Pelosi says Biden administration inherited ‘a broken system at the border’
Speaker Nancy Pelosi (D-Calif.) on Sunday said the Biden administration inherited “a broken system at the border” as the number of unaccompanied minors crossing into the U.S. has steadily increased in recent weeks.
“What the administration has inherited is a broken system at the border, and they are working to correct that in the children’s interest,” Pelosi told George Stephanopoulos on ABC’s “This Week.”
She called the unaccompanied children crossing the border a “humanitarian challenge to all of us.”

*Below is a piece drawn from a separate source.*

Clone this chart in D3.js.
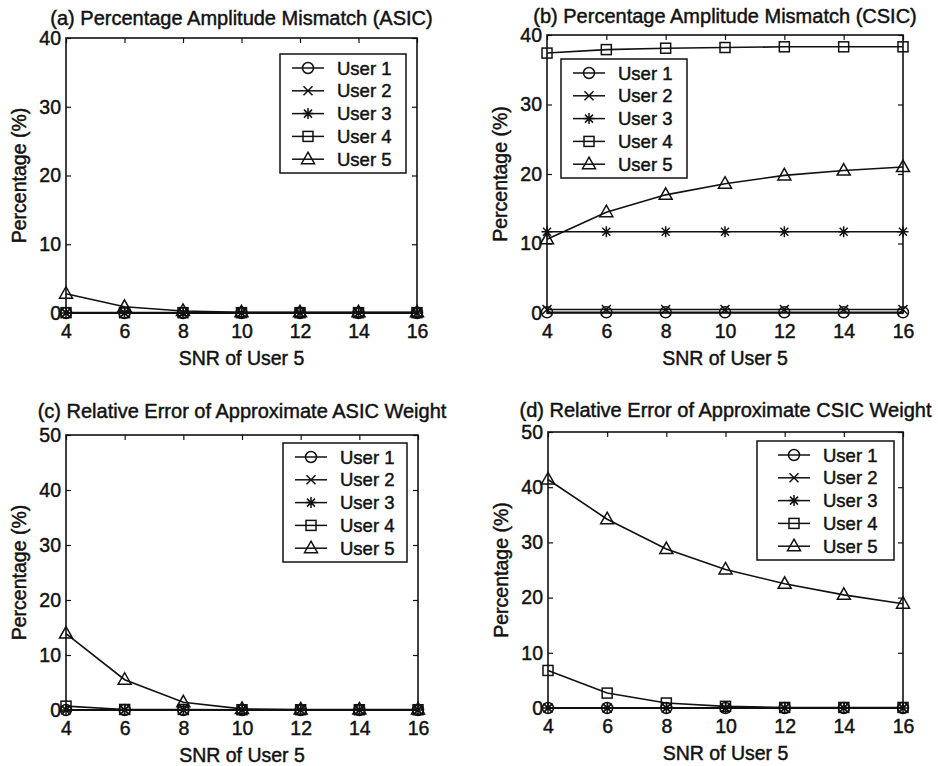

House Speaker Nancy Pelosi calls the surge of migrant children crossing the Southern border “a humanitarian challenge,” adding that the Biden administration has inherited a “broken system at the border.” https://t.co/UNXhabLMfs pic.twitter.com/on69lT7LLX
— This Week (@ThisWeekABC) March 14, 2021
Pelosi expressed support for the president’s decision to deploy the Federal Emergency Management Agency (FEMA) to the border.
“I’m so pleased that the president, as a temporary measure, has sent FEMA to the border in order to help facilitate the children going from … the 72-hour issue into where they are cared for as they are transferred into family homes or homes that are safe for them to be,” Pelosi said.
She called the actions a “transition for what went wrong before to what is right,” adding that “there are certain responsibilities that we must honor.”
“We have to have a system that accommodates that, and that is what the Biden administration is in the process of doing,” Pelosi said.
On Saturday, the Department of Homeland Security called on FEMA to support a governmentwide effort for the next 90 days “to safely receive, shelter, and transfer unaccompanied children who make the dangerous journey to the U.S. southwest border,” a statement from the department reads.